I’m wondering: could the same organizing principles that work for community web sites work for retail stores?
If you go into a bookstore, you’ll notice that not all books are displayed the same. Some are displayed on tables at the store entrance, or at the entrance to particular sections. Some are displayed on endcaps—that narrow space at the end of a shelf. And some are displayed on shelves with their covers facing the public. And then there’s the vast majority of books, coyly showing you just their spines.
And then there’s the shelving itself. Some books have clear homes: a book on the Java libraries likely belongs under Java programming. But where does a book on Ruby belong? Programming languages? Web development? Next to Perl and Python? The jewelry section?
Ever wonder what determines where a book goes and how it is displayed.
The basic answer is that most large bookstores ignore the publishers shelving suggestions and decide at head office where each book goes, often based on title alone. This is why you sometimes find a book a long way from where you’d logically expect it to be.
And when it comes to displaying a book more prominently than the standard shelving, there’s another simple answer. Publishers pay for promotions, and stores display the books appropriately.
Are either of these practices in the interest of the customer? Perhaps indirectly—bookstores make a lot of money from the fees they charge for promoting books, and it could be argued that those fees keep the stores in business. But in terms of serving their primary purpose, which I’d define as making it easy for customers to find and buy interesting books, I’d say that both practices are suboptimal.
Having a central department decide shelving relies on one person being able to decide the likely audience for each book under their care, and then to decide where the average reader would expect to find that book. Both can at best cater to the typical case, and are bound to lead to frustration.
The reader is also poorly served when it comes to promotional placement. Sometimes it’s useful: having a table by the front door piled with the latest Harry Potter is helpful, given that you know that a large number of people will flock in to pick one up. But for the less popular books the practice again moves decisions from the consumer to some central marketing department. Publisher Xyz may want the world to know about a new book, but the world might not be interested.
Online we address these kinds of problems using various self-organizing folksonomy systems: tagging, search, top-ten lists, “readers who bought X also bought Y” and so on.
So could we do the same in the retail world? I think it might be possible.
Say you had a store where you encouraged people to reshelve things. You’d have broad sections (Computers, Photography, and so one), and some cardboard labels you could put on the shelves themselves. People could write their own labels, create their own sections, and move books as they saw fit. If someone really likes a book, they could turn it face out to show others they approve. They could even move the books onto display tables. Not sure if a Photoshop title belongs in Photography or Computers? Put a copy in both sections.

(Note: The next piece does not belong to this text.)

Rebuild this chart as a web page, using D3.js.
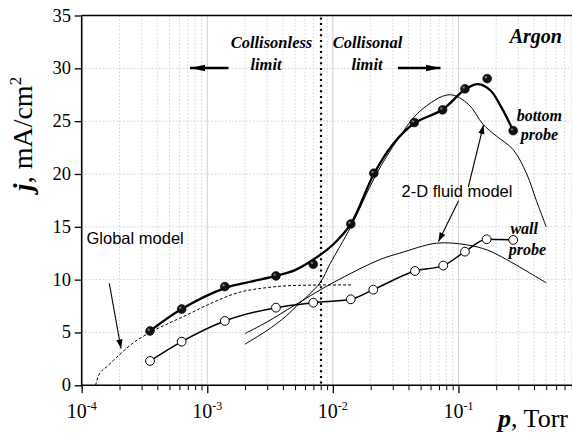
<!DOCTYPE html>
<html>
<head>
<meta charset="utf-8">
<script src="https://cdn.jsdelivr.net/npm/d3@7"></script>
<style>
  html, body { margin: 0; padding: 0; background: #fff; }
  svg { display: block; }
</style>
</head>
<body>
<svg id="chart" width="572" height="439"></svg>
<script>
// ---------- data ----------
const xTickExps = [-4, -3, -2, -1];
const yTicks = [0, 5, 10, 15, 20, 25, 30, 35];

// bottom probe measurements (filled circles)
const bottomP = [3.5e-4, 6.25e-4, 1.38e-3, 3.52e-3, 6.98e-3, 1.39e-2, 2.12e-2, 4.45e-2, 7.48e-2, 1.127e-1, 1.694e-1, 2.73e-1];
const bottomJ = [5.14, 7.22, 9.34, 10.35, 11.46, 15.27, 20.07, 24.87, 26.07, 28.06, 29.03, 24.1];
// bottom probe fitted curve (thick line)
const bottomFitP = [3.5e-4, 6.25e-4, 1.38e-3, 2.2e-3, 3.52e-3, 5e-3, 7e-3, 1e-2, 1.39e-2, 2.12e-2, 3e-2, 4.45e-2, 7.48e-2, 0.1127, 0.144, 0.18, 0.22, 0.273];
const bottomFitJ = [5.14, 7.22, 9.2, 9.8, 10.35, 10.9, 11.9, 13.3, 15.27, 20.0, 22.8, 24.8, 26.1, 28.0, 28.5, 27.9, 26.3, 24.1];

// wall probe measurements (open circles)
const wallP = [3.5e-4, 6.25e-4, 1.38e-3, 3.52e-3, 6.98e-3, 1.39e-2, 2.1e-2, 4.51e-2, 7.57e-2, 1.127e-1, 1.679e-1, 2.73e-1];
const wallJ = [2.30, 4.13, 6.09, 7.35, 7.82, 8.14, 9.05, 10.82, 11.33, 12.65, 13.82, 13.76];

// global model (dashed)
const globalP = [1.29e-4, 1.36e-4, 1.6e-4, 2e-4, 2.5e-4, 3.5e-4, 5e-4, 7e-4, 1e-3, 1.8e-3, 3e-3, 5e-3, 1e-2, 1.45e-2];
const globalJ = [0, 0.9, 1.8, 2.9, 3.9, 5.0, 5.9, 6.7, 7.6, 8.8, 9.25, 9.45, 9.5, 9.5];

// 2-D fluid model, bottom probe
const fluidBottomP = [2.0e-3, 3e-3, 4e-3, 5.15e-3, 7.9e-3, 9.5e-3, 1.39e-2, 2.2e-2, 3.3e-2, 5e-2, 8.5e-2, 0.12, 0.157, 0.2, 0.273, 0.35, 0.417, 0.5];
const fluidBottomJ = [3.9, 5.2, 6.3, 7.5, 9.7, 11.5, 15.0, 19.9, 23.3, 26.0, 27.5, 26.6, 24.7, 23.6, 22.3, 20.0, 17.5, 15.0];

// 2-D fluid model, wall probe
const fluidWallP = [2e-3, 3e-3, 5e-3, 1e-2, 2.37e-2, 3.4e-2, 6.7e-2, 0.116, 0.17, 0.242, 0.35, 0.5];
const fluidWallJ = [4.9, 6.0, 7.6, 9.7, 11.9, 12.5, 13.45, 13.3, 12.8, 11.9, 10.8, 9.7];

const limitP = 8.05e-3;

// ---------- layout ----------
const svg = d3.select("#chart");
const X0 = 81.7, X1 = 584, Y0 = 385.3, Y1 = 15.5;
const x = d3.scaleLog().domain([1e-4, 1]).range([X0, X1]);
const y = d3.scaleLinear().domain([0, 35]).range([Y0, Y1]);
const serif = "'Liberation Serif', 'Times New Roman', serif";
const sans = "'Liberation Sans', Arial, sans-serif";

svg.append("defs").append("clipPath").attr("id", "clip")
  .append("rect").attr("x", X0).attr("y", Y1).attr("width", 572 - X0).attr("height", Y0 - Y1);

const defs = svg.select("defs");
defs.append("marker").attr("id", "ahThin").attr("viewBox", "0 0 10 10")
  .attr("refX", 10).attr("refY", 5).attr("markerWidth", 9).attr("markerHeight", 9)
  .attr("markerUnits", "userSpaceOnUse").attr("orient", "auto")
  .append("path").attr("d", "M0,1.5 L10,5 L0,8.5 Z").attr("fill", "#000");
defs.append("marker").attr("id", "ahThick").attr("viewBox", "0 0 10 10")
  .attr("refX", 10).attr("refY", 5).attr("markerWidth", 15).attr("markerHeight", 15)
  .attr("markerUnits", "userSpaceOnUse").attr("orient", "auto")
  .append("path").attr("d", "M0,2.8 L10,5 L0,7.2 Z").attr("fill", "#000");

// ---------- grid ----------
const grid = svg.append("g").attr("clip-path", "url(#clip)");
const minorVals = [];
for (let e = -4; e < 0; e++) for (let k = 2; k <= 9; k++) minorVals.push(k * Math.pow(10, e));
grid.selectAll(".vminor").data(minorVals).join("line")
  .attr("x1", d => x(d)).attr("x2", d => x(d)).attr("y1", Y1).attr("y2", Y0)
  .attr("stroke", "#c8c8c8").attr("stroke-width", 0.8).attr("stroke-dasharray", "1.5,2");
grid.selectAll(".vmajor").data(xTickExps.slice(1)).join("line")
  .attr("x1", d => x(Math.pow(10, d))).attr("x2", d => x(Math.pow(10, d))).attr("y1", Y1).attr("y2", Y0)
  .attr("stroke", "#cfcfcf").attr("stroke-width", 1);
grid.selectAll(".hgrid").data(yTicks.slice(1, -1)).join("line")
  .attr("x1", X0).attr("x2", 572).attr("y1", d => y(d)).attr("y2", d => y(d))
  .attr("stroke", "#c0c0c0").attr("stroke-width", 0.8).attr("stroke-dasharray", "1.5,2");

// ---------- axes ----------
const xAxisMinor = d3.axisBottom(x).tickValues(minorVals).tickSize(5).tickFormat("");
svg.append("g").attr("transform", `translate(0,${Y0})`).call(xAxisMinor)
  .call(g => g.select(".domain").remove())
  .call(g => g.selectAll("line").attr("stroke-width", 1));
const xAxisMajor = d3.axisBottom(x).tickValues(xTickExps.map(e => Math.pow(10, e))).tickSize(8).tickFormat("");
svg.append("g").attr("transform", `translate(0,${Y0})`).call(xAxisMajor)
  .call(g => g.select(".domain").remove())
  .call(g => g.selectAll("line").attr("stroke-width", 1.3));
const yAxis = d3.axisLeft(y).tickValues(yTicks).tickSize(7).tickFormat("");
svg.append("g").attr("transform", `translate(${X0},0)`).call(yAxis)
  .call(g => g.select(".domain").remove())
  .call(g => g.selectAll("line").attr("stroke-width", 1.3));

// frame lines
svg.append("line").attr("x1", X0).attr("x2", X0).attr("y1", Y1).attr("y2", Y0 + 1)
  .attr("stroke", "#000").attr("stroke-width", 1.6);
svg.append("line").attr("x1", X0).attr("x2", 572).attr("y1", Y0).attr("y2", Y0)
  .attr("stroke", "#000").attr("stroke-width", 1.6);
svg.append("line").attr("x1", X0).attr("x2", 572).attr("y1", Y1).attr("y2", Y1)
  .attr("stroke", "#000").attr("stroke-width", 1.6);

// tick labels
svg.selectAll(".ylab").data(yTicks).join("text")
  .attr("x", 71).attr("y", d => y(d) + 6).attr("text-anchor", "end")
  .attr("font-family", serif).attr("font-size", 18.5).text(d => d);
const xl = svg.selectAll(".xlab").data(xTickExps).join("text")
  .attr("x", d => x(Math.pow(10, d))).attr("y", 418).attr("text-anchor", "middle")
  .attr("font-family", serif).attr("font-size", 20);
xl.append("tspan").text("10");
xl.append("tspan").attr("dy", -8).attr("font-size", 12).text(d => "-" + Math.abs(d));

// axis titles
const yt = svg.append("text").attr("transform", "translate(32,134) rotate(-90)")
  .attr("text-anchor", "middle").attr("font-family", serif).attr("font-size", 28);
yt.append("tspan").attr("font-weight", "bold").attr("font-style", "italic").text("j");
yt.append("tspan").text(", mA/cm");
yt.append("tspan").attr("dy", -11).attr("font-size", 17).text("2");
const xt = svg.append("text").attr("x", 568).attr("y", 427).attr("text-anchor", "end")
  .attr("font-family", serif).attr("font-size", 26);
xt.append("tspan").attr("font-weight", "bold").attr("font-style", "italic").text("p");
xt.append("tspan").text(", Torr");

// ---------- lines ----------
const plot = svg.append("g").attr("clip-path", "url(#clip)");
const mk = (P, J) => P.map((p, i) => [p, J[i]]);
const line = d3.line().x(d => x(d[0])).y(d => y(d[1])).curve(d3.curveMonotoneX);
const lineCR = d3.line().x(d => x(d[0])).y(d => y(d[1])).curve(d3.curveCatmullRom.alpha(0.5));

// vertical limit line
plot.append("line").attr("x1", x(limitP)).attr("x2", x(limitP)).attr("y1", Y1 + 2).attr("y2", Y0)
  .attr("stroke", "#000").attr("stroke-width", 2.2).attr("stroke-dasharray", "2,3.6");

plot.append("path").datum(mk(globalP, globalJ)).attr("d", line)
  .attr("fill", "none").attr("stroke", "#000").attr("stroke-width", 1).attr("stroke-dasharray", "3,2");
plot.append("path").datum(mk(fluidBottomP, fluidBottomJ)).attr("d", lineCR)
  .attr("fill", "none").attr("stroke", "#000").attr("stroke-width", 1);
plot.append("path").datum(mk(fluidWallP, fluidWallJ)).attr("d", lineCR)
  .attr("fill", "none").attr("stroke", "#000").attr("stroke-width", 1);
plot.append("path").datum(mk(wallP, wallJ)).attr("d", line)
  .attr("fill", "none").attr("stroke", "#000").attr("stroke-width", 1.5);
plot.append("path").datum(mk(bottomFitP, bottomFitJ)).attr("d", lineCR)
  .attr("fill", "none").attr("stroke", "#000").attr("stroke-width", 2.3);

// markers
plot.selectAll(".wallpt").data(mk(wallP, wallJ)).join("circle")
  .attr("cx", d => x(d[0])).attr("cy", d => y(d[1])).attr("r", 4.4)
  .attr("fill", "#fff").attr("stroke", "#000").attr("stroke-width", 1);
plot.selectAll(".botpt").data(mk(bottomP, bottomJ)).join("circle")
  .attr("cx", d => x(d[0])).attr("cy", d => y(d[1])).attr("r", 4.4)
  .attr("fill", "#111").attr("stroke", "#000").attr("stroke-width", 0.6);
plot.selectAll(".botpth").data(mk(bottomP, bottomJ)).join("circle")
  .attr("cx", d => x(d[0]) - 1.3).attr("cy", d => y(d[1]) - 1.3).attr("r", 1.2)
  .attr("fill", "#777");

// ---------- annotations ----------
const ann = svg.append("g");
const bi = (t, px, py, size, anchor) => ann.append("text").attr("x", px).attr("y", py)
  .attr("text-anchor", anchor || "middle").attr("font-family", serif).attr("font-size", size)
  .attr("font-weight", "bold").attr("font-style", "italic").text(t);
bi("Collisonless", 271.5, 48, 16.5);
bi("limit", 266, 70, 16.5);
bi("Collisonal", 367.5, 48, 16.5);
bi("limit", 367, 70, 16.5);
bi("Argon", 562, 43, 20, "end");
bi("bottom", 562, 121, 16, "end");
bi("probe", 558, 140, 16, "end");
bi("wall", 538, 234, 16, "end");
bi("probe", 546, 255, 16, "end");

ann.append("text").attr("x", 401.5).attr("y", 197).attr("font-family", sans).attr("font-size", 16.5).text("2-D fluid model");
ann.append("text").attr("x", 86.5).attr("y", 244).attr("font-family", sans).attr("font-size", 16.5).text("Global model");

const arrow = (x1, y1, x2, y2, w, m) => ann.append("line")
  .attr("x1", x1).attr("y1", y1).attr("x2", x2).attr("y2", y2)
  .attr("stroke", "#000").attr("stroke-width", w).attr("marker-end", `url(#${m})`);
arrow(228.5, 68, 190, 68, 2.6, "ahThick");
arrow(398, 68, 440.5, 68, 2.6, "ahThick");
arrow(109.3, 283.3, 121, 348.5, 1.1, "ahThin");
arrow(458.5, 201, 438.5, 241.5, 1.1, "ahThin");
arrow(468.3, 187, 483.5, 125, 1.1, "ahThin");
</script>
</body>
</html>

Would such a store work, or would it just be chaos? I frankly don’t know. But I suspect that people felt that user-organized sites such as wikis wouldn’t work, and Wikipedia and friends have proven that wrong. Flickr and del.icio.us have shown that tagging is a great tool for organizing content. And all these sites have an additional, emergent, property that would be wonderful to see in a bricks and mortar store—they allow serendipitous discoveries. You come across things that delight you that you wouldn’t have thought to look for.
Wouldn’t that make it worth going to a real store again?